Aaron Sorkin is a big fan of Aaron Sorkin’s work. The Social Network scribe and Syracuse University grad delivered a commencement address at his alma mater on Sunday and as Syracuse student Chelsea DeBaise first noticed, the speech included several lines that were recycled wholesale from a convocation speech Sorkin gave at Syracuse in 1997.
Among the repeated moments: In each oration, Sorkin began with the same anecdote about a long-married couple. In both, he described an actor who backed out of A Few Good Men to appear in a film that was never made, following the story with this insight: “I don’t know what the first actor is doing, and I can’t remember his name. Sometimes, just when you think you’ve finally got the ball safely in the end zone, you’re back to delivering pizzas for Domino’s. Welcome to the NFL.” And in both, he also remembered his roommate Chris, a victim of the AIDS epidemic: “He was born out of his time and would have felt most at home playing Mickey Rooney’s sidekick in Babes on Broadway,” Sorkin said in 1997 and again in 2012.
Sorkin’s old speech isn’t the only self-penned source he mined for material. Slate‘s David Haglund notes that his commencement address also includes “at least four lines” from The West Wing‘s first four seasons, “which were written almost entirely by Sorkin.” Additionally, one of those lines — “It seems to me that more and more we’ve come to expect less and less from each other, and I think that should change” — appeared in both The West Wing and Sports Night, Sorkin’s first TV show. Hall of mirrors!

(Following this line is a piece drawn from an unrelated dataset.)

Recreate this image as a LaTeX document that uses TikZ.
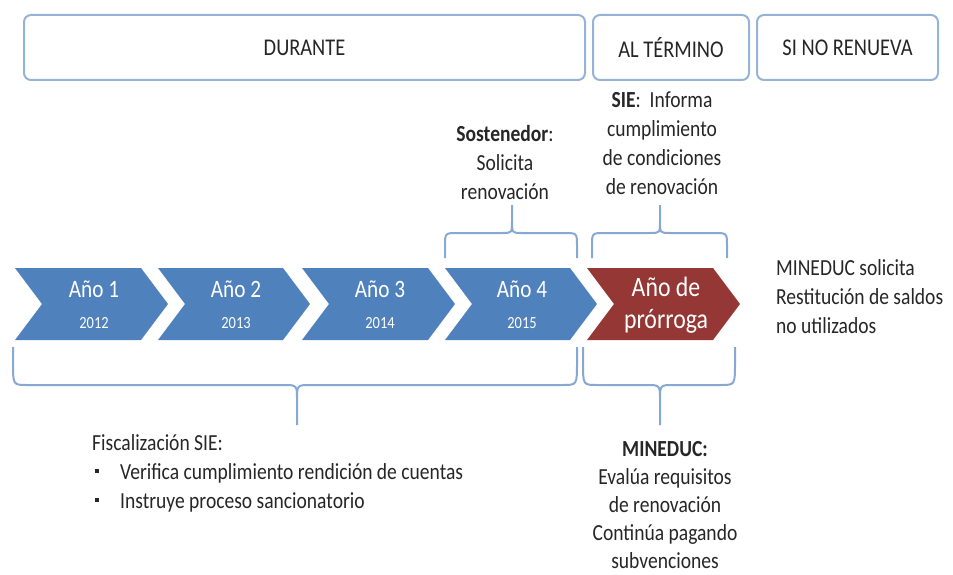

And this isn’t the first time the writer has quoted himself. The West Wing and Sports Night shared a decent amount of dialogue, as well as many similar jokes. (Don’t you dare use a dangling modifier in front of Aaron Sorkin.) A line from Studio 60 also became one of The Social Network‘s most quotable moments. In the NBC drama, Matthew Perry’s character dismisses a group of hacks by saying, “If they’d written [the screenplay], they’d have written it.” In The Social Network, the quote is only slightly changed: “If you guys were the inventors of Facebook, you’d have invented Facebook.”
There’s nothing wrong with Sorkin recycling the lines he loves best; all writers are guilty of doing the same thing, especially in speeches. But if he wants to keep people from noticing, he might have to start crafting less memorable sentences.